— WHAT THE EXERCISE ASKS —
Reproduce from the records below, with no pictures, exactly the lines between the one containing "Recreate this image" and the one containing "var groupC270=[-0.020,-0.020,-0.024,-0.023,-0.016];", inclusive.
--- RECORDED INFORMATION ---
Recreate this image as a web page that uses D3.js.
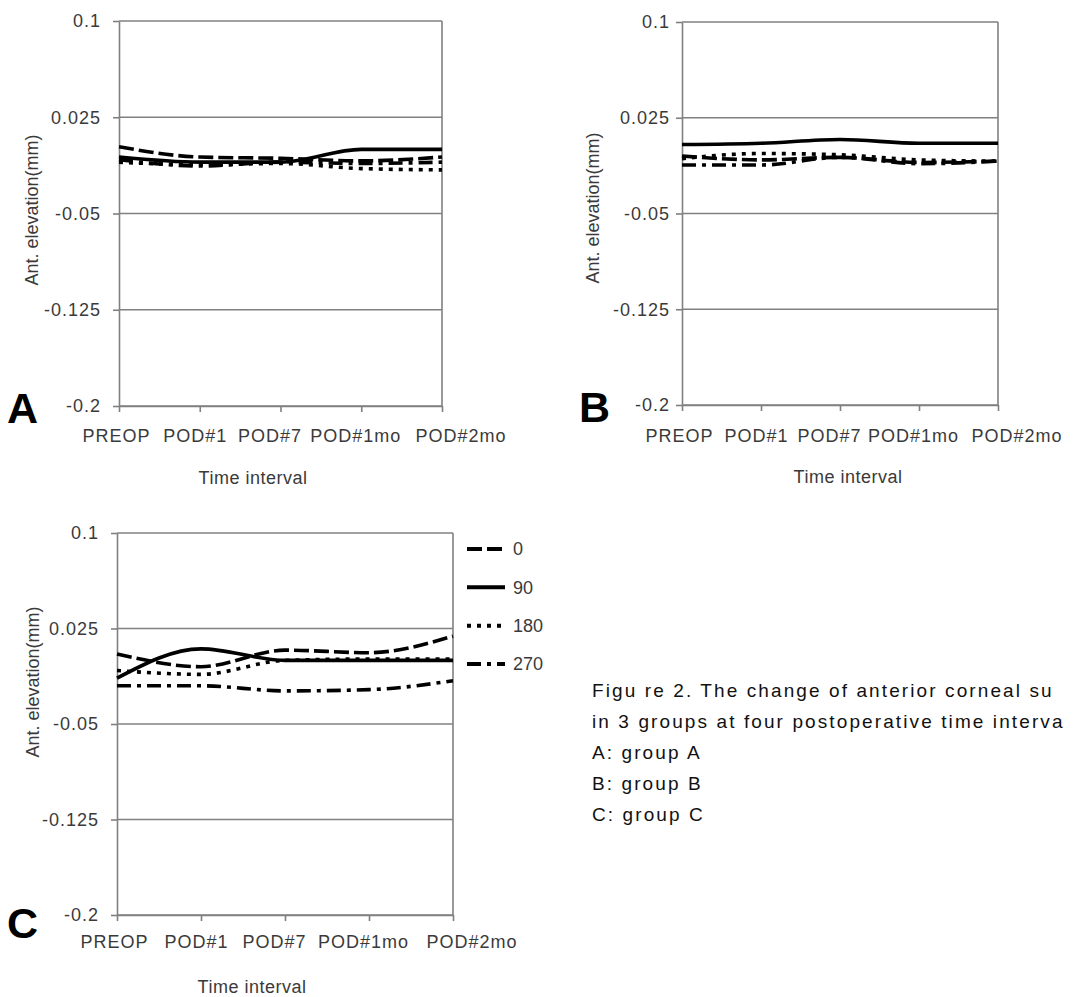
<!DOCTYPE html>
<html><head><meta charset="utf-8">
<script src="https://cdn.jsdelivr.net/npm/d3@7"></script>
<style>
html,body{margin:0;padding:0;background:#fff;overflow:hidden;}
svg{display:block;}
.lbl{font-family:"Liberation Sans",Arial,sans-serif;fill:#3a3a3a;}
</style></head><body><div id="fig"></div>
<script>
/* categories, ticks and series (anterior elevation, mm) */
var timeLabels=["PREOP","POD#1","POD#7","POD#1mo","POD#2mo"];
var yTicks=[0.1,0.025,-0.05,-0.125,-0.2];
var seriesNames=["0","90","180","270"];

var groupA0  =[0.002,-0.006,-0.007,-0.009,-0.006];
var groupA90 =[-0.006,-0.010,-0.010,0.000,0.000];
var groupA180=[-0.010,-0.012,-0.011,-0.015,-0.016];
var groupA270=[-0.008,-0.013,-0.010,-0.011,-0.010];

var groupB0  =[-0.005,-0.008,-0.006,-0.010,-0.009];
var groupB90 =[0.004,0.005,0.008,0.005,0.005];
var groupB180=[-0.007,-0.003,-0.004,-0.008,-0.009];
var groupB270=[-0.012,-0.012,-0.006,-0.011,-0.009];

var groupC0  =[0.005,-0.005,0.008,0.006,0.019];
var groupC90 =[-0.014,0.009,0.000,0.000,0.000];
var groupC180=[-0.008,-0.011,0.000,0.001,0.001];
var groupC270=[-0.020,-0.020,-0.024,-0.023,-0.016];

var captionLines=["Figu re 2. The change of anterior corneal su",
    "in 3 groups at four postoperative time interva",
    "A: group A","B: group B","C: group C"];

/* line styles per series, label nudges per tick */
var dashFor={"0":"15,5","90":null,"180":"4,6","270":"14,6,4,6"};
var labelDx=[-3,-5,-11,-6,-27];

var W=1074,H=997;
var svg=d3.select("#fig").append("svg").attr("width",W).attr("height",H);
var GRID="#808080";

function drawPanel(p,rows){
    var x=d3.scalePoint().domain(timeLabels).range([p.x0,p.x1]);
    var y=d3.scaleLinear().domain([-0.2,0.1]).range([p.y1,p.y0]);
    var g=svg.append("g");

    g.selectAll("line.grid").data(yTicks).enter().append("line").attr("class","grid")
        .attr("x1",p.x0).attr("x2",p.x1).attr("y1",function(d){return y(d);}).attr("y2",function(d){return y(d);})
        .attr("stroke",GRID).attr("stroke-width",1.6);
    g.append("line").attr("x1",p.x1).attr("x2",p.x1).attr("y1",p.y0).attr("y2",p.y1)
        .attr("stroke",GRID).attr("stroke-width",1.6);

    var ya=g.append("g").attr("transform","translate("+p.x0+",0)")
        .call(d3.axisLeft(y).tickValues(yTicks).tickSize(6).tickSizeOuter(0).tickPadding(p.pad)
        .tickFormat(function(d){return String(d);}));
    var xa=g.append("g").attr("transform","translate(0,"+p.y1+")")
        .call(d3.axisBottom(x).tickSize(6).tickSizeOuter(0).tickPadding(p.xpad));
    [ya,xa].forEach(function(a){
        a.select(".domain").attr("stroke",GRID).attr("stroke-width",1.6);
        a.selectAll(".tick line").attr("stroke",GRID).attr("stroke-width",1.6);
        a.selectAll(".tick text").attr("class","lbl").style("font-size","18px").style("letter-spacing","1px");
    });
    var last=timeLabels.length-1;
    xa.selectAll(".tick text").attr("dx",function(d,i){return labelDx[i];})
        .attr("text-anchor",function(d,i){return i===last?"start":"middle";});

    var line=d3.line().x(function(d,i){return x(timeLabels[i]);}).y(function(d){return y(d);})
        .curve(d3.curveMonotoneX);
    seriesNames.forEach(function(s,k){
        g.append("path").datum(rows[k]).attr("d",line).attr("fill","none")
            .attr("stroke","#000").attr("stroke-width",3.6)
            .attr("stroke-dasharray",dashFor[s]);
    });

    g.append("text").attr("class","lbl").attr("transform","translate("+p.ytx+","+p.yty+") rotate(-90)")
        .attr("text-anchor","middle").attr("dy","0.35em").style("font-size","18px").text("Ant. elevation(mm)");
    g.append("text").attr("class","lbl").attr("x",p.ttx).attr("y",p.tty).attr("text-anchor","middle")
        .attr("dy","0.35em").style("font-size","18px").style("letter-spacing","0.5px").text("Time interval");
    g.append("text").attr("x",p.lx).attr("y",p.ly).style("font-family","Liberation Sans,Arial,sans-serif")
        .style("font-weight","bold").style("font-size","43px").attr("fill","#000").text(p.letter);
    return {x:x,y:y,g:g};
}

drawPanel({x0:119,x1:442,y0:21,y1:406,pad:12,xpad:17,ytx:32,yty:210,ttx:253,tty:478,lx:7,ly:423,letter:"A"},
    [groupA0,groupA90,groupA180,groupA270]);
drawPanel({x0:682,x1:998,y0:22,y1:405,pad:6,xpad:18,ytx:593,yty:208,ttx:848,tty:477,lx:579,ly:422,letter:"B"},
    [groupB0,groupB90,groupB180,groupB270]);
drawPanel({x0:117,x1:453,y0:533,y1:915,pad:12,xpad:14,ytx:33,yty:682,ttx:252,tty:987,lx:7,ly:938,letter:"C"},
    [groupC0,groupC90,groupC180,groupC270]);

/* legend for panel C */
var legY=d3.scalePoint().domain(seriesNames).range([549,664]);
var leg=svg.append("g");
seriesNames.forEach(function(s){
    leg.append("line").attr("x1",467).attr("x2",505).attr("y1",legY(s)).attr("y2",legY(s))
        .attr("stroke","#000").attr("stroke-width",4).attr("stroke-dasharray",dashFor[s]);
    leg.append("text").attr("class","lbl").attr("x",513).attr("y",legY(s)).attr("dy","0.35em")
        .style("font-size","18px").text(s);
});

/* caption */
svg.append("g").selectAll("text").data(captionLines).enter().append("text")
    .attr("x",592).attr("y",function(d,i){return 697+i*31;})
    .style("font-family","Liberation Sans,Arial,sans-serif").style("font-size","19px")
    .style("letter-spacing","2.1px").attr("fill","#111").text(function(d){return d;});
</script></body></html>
---
--- RECORDED INFORMATION ---
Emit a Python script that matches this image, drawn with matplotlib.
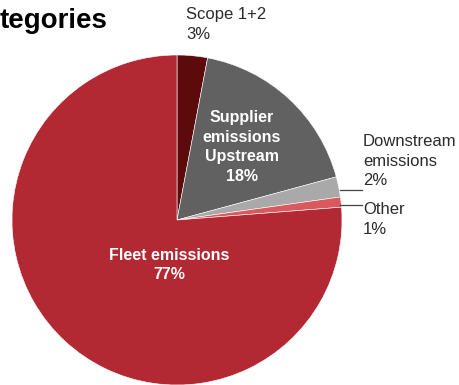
---
--- RECORDED INFORMATION ---
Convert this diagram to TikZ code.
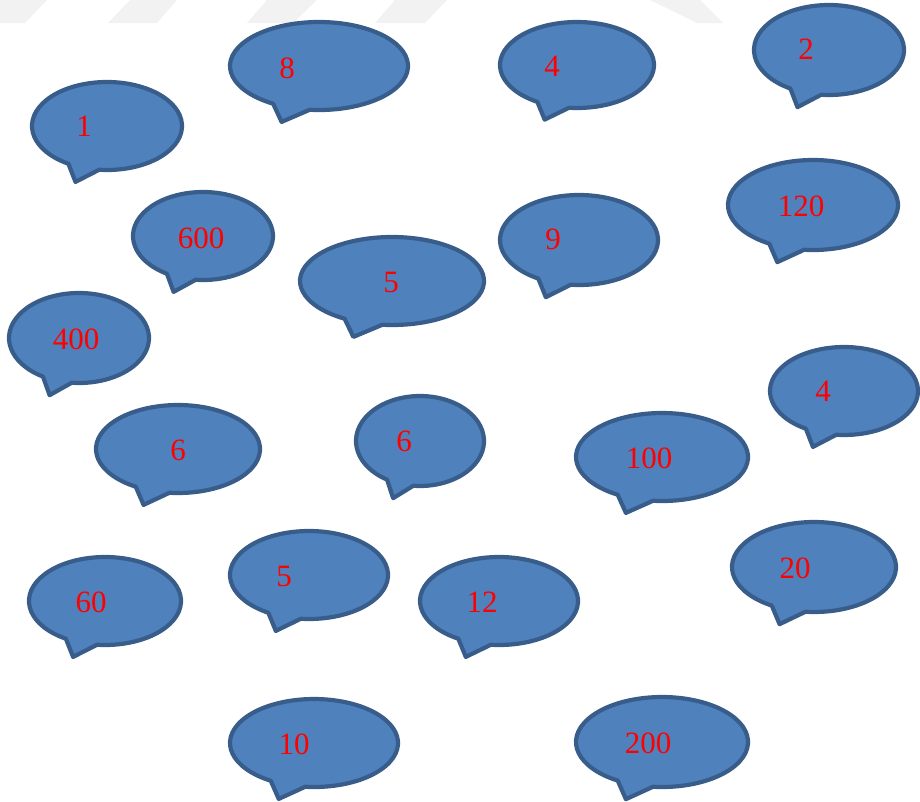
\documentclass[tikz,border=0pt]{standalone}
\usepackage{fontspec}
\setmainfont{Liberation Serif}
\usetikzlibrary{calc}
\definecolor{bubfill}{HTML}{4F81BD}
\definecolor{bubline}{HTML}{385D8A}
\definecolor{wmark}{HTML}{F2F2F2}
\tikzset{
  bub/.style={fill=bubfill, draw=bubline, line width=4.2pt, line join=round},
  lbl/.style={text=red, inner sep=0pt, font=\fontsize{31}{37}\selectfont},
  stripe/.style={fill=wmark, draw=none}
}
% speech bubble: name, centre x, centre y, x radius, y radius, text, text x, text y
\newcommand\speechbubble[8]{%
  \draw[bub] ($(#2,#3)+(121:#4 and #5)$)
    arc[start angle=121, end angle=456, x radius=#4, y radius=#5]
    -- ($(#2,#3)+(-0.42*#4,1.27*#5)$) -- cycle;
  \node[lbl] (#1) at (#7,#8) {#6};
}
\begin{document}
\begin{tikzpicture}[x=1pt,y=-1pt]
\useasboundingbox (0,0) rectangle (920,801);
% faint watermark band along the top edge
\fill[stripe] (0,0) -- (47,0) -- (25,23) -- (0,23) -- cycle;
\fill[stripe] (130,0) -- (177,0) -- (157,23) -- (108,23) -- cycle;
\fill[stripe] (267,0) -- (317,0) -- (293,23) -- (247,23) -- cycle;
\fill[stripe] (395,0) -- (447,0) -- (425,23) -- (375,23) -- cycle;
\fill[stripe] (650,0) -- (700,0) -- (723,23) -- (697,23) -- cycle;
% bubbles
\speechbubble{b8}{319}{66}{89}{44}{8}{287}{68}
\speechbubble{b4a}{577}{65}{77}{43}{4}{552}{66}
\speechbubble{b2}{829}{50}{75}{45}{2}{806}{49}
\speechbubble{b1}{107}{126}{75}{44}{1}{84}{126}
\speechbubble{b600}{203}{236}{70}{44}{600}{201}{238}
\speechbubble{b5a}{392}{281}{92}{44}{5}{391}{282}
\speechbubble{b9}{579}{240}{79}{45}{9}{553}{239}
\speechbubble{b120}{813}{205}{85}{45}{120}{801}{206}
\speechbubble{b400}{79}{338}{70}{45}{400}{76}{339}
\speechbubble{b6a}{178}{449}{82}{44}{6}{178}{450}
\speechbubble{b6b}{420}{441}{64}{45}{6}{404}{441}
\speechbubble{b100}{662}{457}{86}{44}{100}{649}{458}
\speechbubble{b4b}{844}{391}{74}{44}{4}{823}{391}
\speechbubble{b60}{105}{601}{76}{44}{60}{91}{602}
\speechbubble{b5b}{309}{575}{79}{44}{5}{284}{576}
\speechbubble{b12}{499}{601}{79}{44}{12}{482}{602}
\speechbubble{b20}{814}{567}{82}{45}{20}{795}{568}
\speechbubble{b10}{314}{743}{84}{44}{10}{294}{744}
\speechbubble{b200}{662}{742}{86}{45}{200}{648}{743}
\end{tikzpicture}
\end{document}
---
— OUTPUT FOR THIS TASK —
Recreate this image as a web page that uses D3.js.
<!DOCTYPE html>
<html><head><meta charset="utf-8">
<script src="https://cdn.jsdelivr.net/npm/d3@7"></script>
<style>
html,body{margin:0;padding:0;background:#fff;overflow:hidden;}
svg{display:block;}
.lbl{font-family:"Liberation Sans",Arial,sans-serif;fill:#3a3a3a;}
</style></head><body><div id="fig"></div>
<script>
/* categories, ticks and series (anterior elevation, mm) */
var timeLabels=["PREOP","POD#1","POD#7","POD#1mo","POD#2mo"];
var yTicks=[0.1,0.025,-0.05,-0.125,-0.2];
var seriesNames=["0","90","180","270"];

var groupA0  =[0.002,-0.006,-0.007,-0.009,-0.006];
var groupA90 =[-0.006,-0.010,-0.010,0.000,0.000];
var groupA180=[-0.010,-0.012,-0.011,-0.015,-0.016];
var groupA270=[-0.008,-0.013,-0.010,-0.011,-0.010];

var groupB0  =[-0.005,-0.008,-0.006,-0.010,-0.009];
var groupB90 =[0.004,0.005,0.008,0.005,0.005];
var groupB180=[-0.007,-0.003,-0.004,-0.008,-0.009];
var groupB270=[-0.012,-0.012,-0.006,-0.011,-0.009];

var groupC0  =[0.005,-0.005,0.008,0.006,0.019];
var groupC90 =[-0.014,0.009,0.000,0.000,0.000];
var groupC180=[-0.008,-0.011,0.000,0.001,0.001];
var groupC270=[-0.020,-0.020,-0.024,-0.023,-0.016];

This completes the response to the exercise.